While Nigeria Loses Military Brass To Terror Attacks, Tinubu Raises Funds To Rehabilitate ‘Repentant’ Militants From ₦50bn To ₦115bn
The Bola Tinubu government has proposed ₦115 billion for the Presidential Amnesty Programme in the 2026 Appropriation Bill to support the reintegration of former militants.
This represents a 76.9 per cent jump from the N65bn earmarked for both 2024 and 2025, budget documents.
The new allocation is contained in the 2026 Appropriation Bill approved by the National Assembly, detailed in the House of Representatives Order Paper dated Tuesday, March 31, 2026, and in the budget schedule attached to the proposal.

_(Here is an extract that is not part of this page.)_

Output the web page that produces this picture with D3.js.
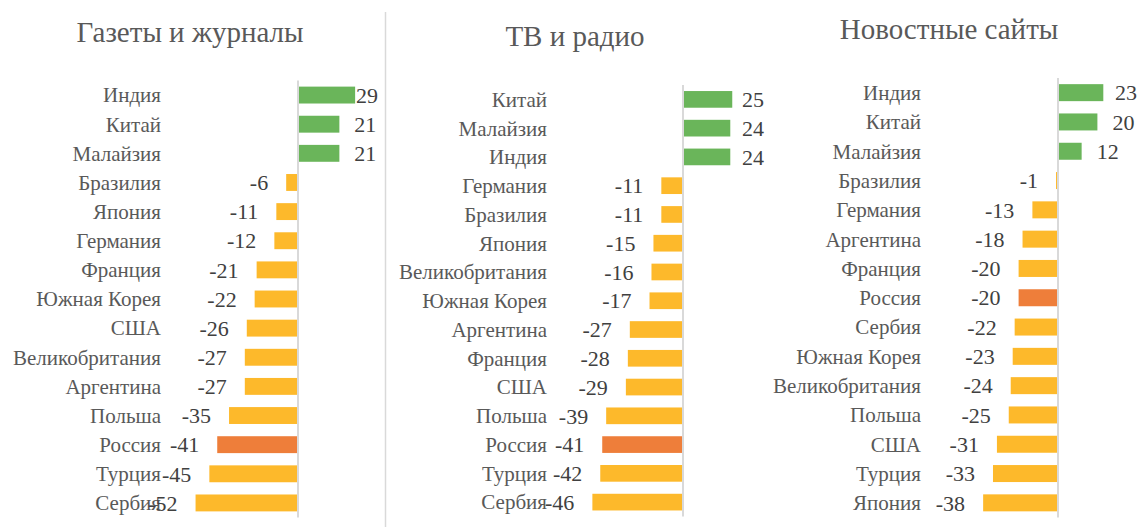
<!DOCTYPE html>
<html lang="ru">
  <head>
    <meta charset="utf-8"/>
    <script src="https://d3js.org/d3.v7.min.js"></script>
    <title>Доверие к СМИ</title>
  </head>
  <body>
    <div id="chart"></div>
  </body>
</html>

<style>
  body { margin: 0; background: #fff; }
  text { font-family: "Liberation Serif", "Times New Roman", serif; }
</style>

<script>
  const width = 1140;
  const height = 527;

  // данные
  const paperCountries = ["Индия", "Китай", "Малайзия", "Бразилия", "Япония", "Германия", "Франция",
    "Южная Корея", "США", "Великобритания", "Аргентина", "Польша", "Россия", "Турция", "Сербия"];
  const paperValues = [29, 21, 21, -6, -11, -12, -21, -22, -26, -27, -27, -35, -41, -45, -52];

  const tvCountries = ["Китай", "Малайзия", "Индия", "Германия", "Бразилия", "Япония", "Великобритания",
    "Южная Корея", "Аргентина", "Франция", "США", "Польша", "Россия", "Турция", "Сербия"];
  const tvValues = [25, 24, 24, -11, -11, -15, -16, -17, -27, -28, -29, -39, -41, -42, -46];

  const webCountries = ["Индия", "Китай", "Малайзия", "Бразилия", "Германия", "Аргентина", "Франция",
    "Россия", "Сербия", "Южная Корея", "Великобритания", "Польша", "США", "Турция", "Япония"];
  const webValues = [23, 20, 12, -1, -13, -18, -20, -20, -22, -23, -24, -25, -31, -33, -38];

  const titles = ["Газеты и журналы", "ТВ и радио", "Новостные сайты"];

  const colPos = "#6ab55a";
  const colNeg = "#fdb92b";
  const colRus = "#ee7e3a";

  // положение панелей
  const panels = [
    {title: titles[0], cats: paperCountries, vals: paperValues, axisX: 298, y0: 80.5, y1: 517.5, labelX: 161, clampX: 378, titleX: 190, titleY: 42},
    {title: titles[1], cats: tvCountries, vals: tvValues, axisX: 683, y0: 85, y1: 516.5, labelX: 547, clampX: 764, titleX: 575, titleY: 46},
    {title: titles[2], cats: webCountries, vals: webValues, axisX: 1058, y0: 78, y1: 517.5, labelX: 921, clampX: 1137, titleX: 949, titleY: 39}
  ];
  const pxPerUnit = 1.97;

  const svg = d3.select("#chart").append("svg")
    .attr("width", width)
    .attr("height", height);

  // разделитель
  svg.append("line")
    .attr("x1", 385.5).attr("x2", 385.5)
    .attr("y1", 12).attr("y2", height)
    .attr("stroke", "#d9d9d9")
    .attr("stroke-width", 1.5);

  panels.forEach((p) => {
    const data = p.cats.map((c, i) => ({name: c, value: p.vals[i]}));

    const x = d3.scaleLinear()
      .domain([-60, 40])
      .range([p.axisX - 60 * pxPerUnit, p.axisX + 40 * pxPerUnit]);

    const y = d3.scaleBand()
      .domain(p.cats)
      .range([p.y0, p.y1])
      .paddingInner(0.42)
      .paddingOuter(0.21);

    const g = svg.append("g");

    g.append("text")
      .attr("x", p.titleX)
      .attr("y", p.titleY)
      .attr("text-anchor", "middle")
      .attr("fill", "#595959")
      .style("font-size", "29px")
      .text(p.title);

    g.selectAll("rect")
      .data(data)
      .enter()
      .append("rect")
      .attr("x", (d) => x(Math.min(0, d.value)))
      .attr("y", (d) => y(d.name))
      .attr("width", (d) => Math.abs(x(d.value) - x(0)))
      .attr("height", y.bandwidth())
      .attr("fill", (d) => d.name === "Россия" ? colRus : (d.value > 0 ? colPos : colNeg));

    g.append("line")
      .attr("x1", x(0)).attr("x2", x(0))
      .attr("y1", p.y0).attr("y2", p.y1)
      .attr("stroke", "#d9d9d9")
      .attr("stroke-width", 2);

    g.selectAll(".cat")
      .data(data)
      .enter()
      .append("text")
      .attr("class", "cat")
      .attr("x", p.labelX)
      .attr("y", (d) => y(d.name) + y.bandwidth() / 2)
      .attr("dy", "0.35em")
      .attr("text-anchor", "end")
      .attr("fill", "#595959")
      .style("font-size", "21px")
      .text((d) => d.name);

    g.selectAll(".val")
      .data(data)
      .enter()
      .append("text")
      .attr("class", "val")
      .attr("y", (d) => y(d.name) + y.bandwidth() / 2)
      .attr("dy", "0.35em")
      .attr("fill", "#404040")
      .style("font-size", "22px")
      .text((d) => d.value)
      .each(function (d) {
        const w = this.getComputedTextLength();
        if (d.value > 0) {
          d3.select(this).attr("x", Math.min(x(d.value) + 15, p.clampX - w));
        } else {
          d3.select(this).attr("x", x(d.value) - 18 - w);
        }
      });
  });
</script>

The sum, domiciled under recurrent (non-debt) expenditure in the 2026 budget schedule, was retained intact by the House when it passed the Bill, indicating that the legislature did not object to the increase.

A comparison of appropriation documents across three fiscal years reveals that the programme’s allocation was held at N65bn in 2024 and again in 2025, a flat line for two consecutive years, before surging by N50bn in the current budget cycle.

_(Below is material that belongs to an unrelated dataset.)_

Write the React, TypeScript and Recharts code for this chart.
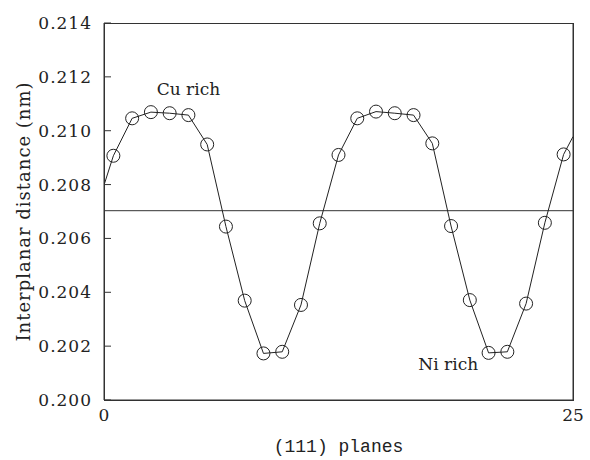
import React from 'react';
import * as Recharts from 'recharts';
import {
  ComposedChart,
  Line,
  Scatter,
  XAxis,
  YAxis,
  ReferenceLine,
  ReferenceDot,
  Label,
} from 'recharts';

// (111) plane index (x) and measured interplanar distance (nm)
const planes = [
  0.5, 1.5, 2.5, 3.5, 4.5, 5.5, 6.5, 7.5, 8.5, 9.5, 10.5, 11.5, 12.5,
  13.5, 14.5, 15.5, 16.5, 17.5, 18.5, 19.5, 20.5, 21.5, 22.5, 23.5, 24.5,
];
const distance = [
  0.20907, 0.21046, 0.21069, 0.21065, 0.21058, 0.20949, 0.20644, 0.20369,
  0.20173, 0.20179, 0.20353, 0.20656, 0.2091, 0.21046, 0.21071, 0.21065,
  0.21058, 0.20953, 0.20646, 0.20371, 0.20175, 0.20179, 0.20358, 0.20658,
  0.20912,
];
// curve ends at the frame edges
const curveStart = { plane: 0, distance: 0.20798 };
const curveEnd = { plane: 25, distance: 0.20978 };
const meanDistance = 0.20703;

const xDomain = [0, 25];
const yDomain = [0.2, 0.214];
const xTicks = [0, 25];
const yTicks = [0.2, 0.202, 0.204, 0.206, 0.208, 0.21, 0.212, 0.214];
const annotations = [
  { text: 'Cu rich', plane: 4.5, distance: 0.21155 },
  { text: 'Ni rich', plane: 18.35, distance: 0.20134 },
];

const points = planes.map((p, i) => ({ plane: p, distance: distance[i] }));
const curve = [curveStart, ...points, curveEnd];

const INK = '#222';
const FRAME = '#333';
const serif = 'DejaVu Serif';

const usePlotAreaSafe: () => any = (Recharts as any).usePlotArea ?? (() => null);

function Frame() {
  const area = usePlotAreaSafe();
  if (!area) return null;
  return (
    <rect
      x={area.x}
      y={area.y}
      width={area.width}
      height={area.height}
      fill="none"
      stroke={FRAME}
      strokeWidth={1}
      shapeRendering="crispEdges"
    />
  );
}

const Circle = (props: any) => {
  const { cx, cy } = props;
  if (cx == null || cy == null) return null;
  return <circle cx={cx} cy={cy} r={6.5} fill="none" stroke={INK} strokeWidth={1} />;
};

export default function App() {
  return (
    <div style={{ position: 'fixed', left: 0, top: 0, background: '#fff', width: 590, height: 460 }}>
      <ComposedChart
        width={590}
        height={460}
        margin={{ top: 0, right: 0, bottom: 0, left: 0 }}
      >
        <XAxis
          xAxisId="b"
          dataKey="plane"
          type="number"
          domain={xDomain}
          ticks={xTicks}
          allowDataOverflow
          height={60}
          tickLine={false}
          tickSize={6}
          tickMargin={3}
          axisLine={{ stroke: FRAME }}
          tick={{ fontFamily: serif, fontSize: 17, fill: INK }}
        >
          <Label
            value="(111) planes"
            position="insideBottom"
            offset={8}
            style={{ fontFamily: 'Liberation Mono', fontSize: 18, fill: INK }}
          />
        </XAxis>
        <XAxis
          xAxisId="t"
          orientation="top"
          type="number"
          domain={xDomain}
          allowDataOverflow
          height={23}
          tick={false}
          tickLine={false}
          axisLine={{ stroke: FRAME, shapeRendering: 'crispEdges' }}
        />
        <YAxis
          yAxisId="l"
          type="number"
          domain={yDomain}
          ticks={yTicks}
          allowDataOverflow
          width={104}
          tickLine={{ stroke: FRAME }}
          tickSize={-7}
          tickMargin={19}
          tickFormatter={(v: number) => v.toFixed(3)}
          axisLine={{ stroke: FRAME }}
          tick={{ fontFamily: serif, fontSize: 17, fill: INK, letterSpacing: 1 }}
        >
          <Label
            value="Interplanar distance (nm)"
            angle={-90}
            position="insideLeft"
            offset={24}
            style={{ textAnchor: 'middle', fontFamily: serif, fontSize: 18, fill: INK, letterSpacing: 1 }}
          />
        </YAxis>
        <YAxis
          yAxisId="r"
          orientation="right"
          type="number"
          domain={yDomain}
          ticks={yTicks}
          allowDataOverflow
          width={17}
          tick={false}
          tickSize={-6}
          tickLine={{ stroke: FRAME, shapeRendering: 'crispEdges' }}
          axisLine={{ stroke: FRAME }}
        />
        <Frame />
        <ReferenceLine
          xAxisId="b"
          yAxisId="l"
          y={yDomain[1]}
          stroke={FRAME}
          strokeWidth={1}
          shapeRendering="crispEdges"
          ifOverflow="visible"
        />
        <ReferenceLine
          xAxisId="b"
          yAxisId="l"
          y={meanDistance}
          stroke={FRAME}
          strokeWidth={1}
        />
        <Line
          xAxisId="b"
          yAxisId="l"
          data={curve}
          dataKey="distance"
          type="linear"
          stroke={INK}
          strokeWidth={1}
          dot={false}
          activeDot={false}
          isAnimationActive={false}
        />
        <Scatter
          xAxisId="b"
          yAxisId="l"
          data={points}
          dataKey="distance"
          shape={Circle}
          isAnimationActive={false}
        />
        {/* invisible series so the top and right frame axes are laid out */}
        <Line
          xAxisId="t"
          yAxisId="r"
          data={curve}
          dataKey="distance"
          stroke="none"
          dot={false}
          activeDot={false}
          isAnimationActive={false}
        />
        {annotations.map((a) => (
          <ReferenceDot
            key={a.text}
            xAxisId="b"
            yAxisId="l"
            x={a.plane}
            y={a.distance}
            r={0}
            fill="none"
            stroke="none"
            label={{
              value: a.text,
              position: 'center',
              style: { fontFamily: serif, fontSize: 17, fill: INK },
            }}
          />
        ))}
      </ComposedChart>
    </div>
  );
}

The 2026 figure is the highest single-year allocation to the programme since 2017, when it received a flat allocation of N65bn. So far, the programme has received at least N700bn in the past decade alone.
Records indicate the programme maintained a flat ₦65 billion allocation for two consecutive years before the ₦50 billion increase in 2026, making it the highest yearly funding since 2017.
The Presidential Amnesty Programme, under the Office of the Special Adviser to the President on the Niger Delta, was introduced in 2009 to address militancy in the Niger Delta through disarmament, demobilisation and reintegration.
Since its creation, the programme has received an estimated ₦700 billion in funding over the past decade.
The development comes at a time when Nigeria continues to lose its military brass to repeated terrorist attacks across the country, raising fresh concerns over the worsening security situation and the effectiveness of ongoing counterinsurgency operations.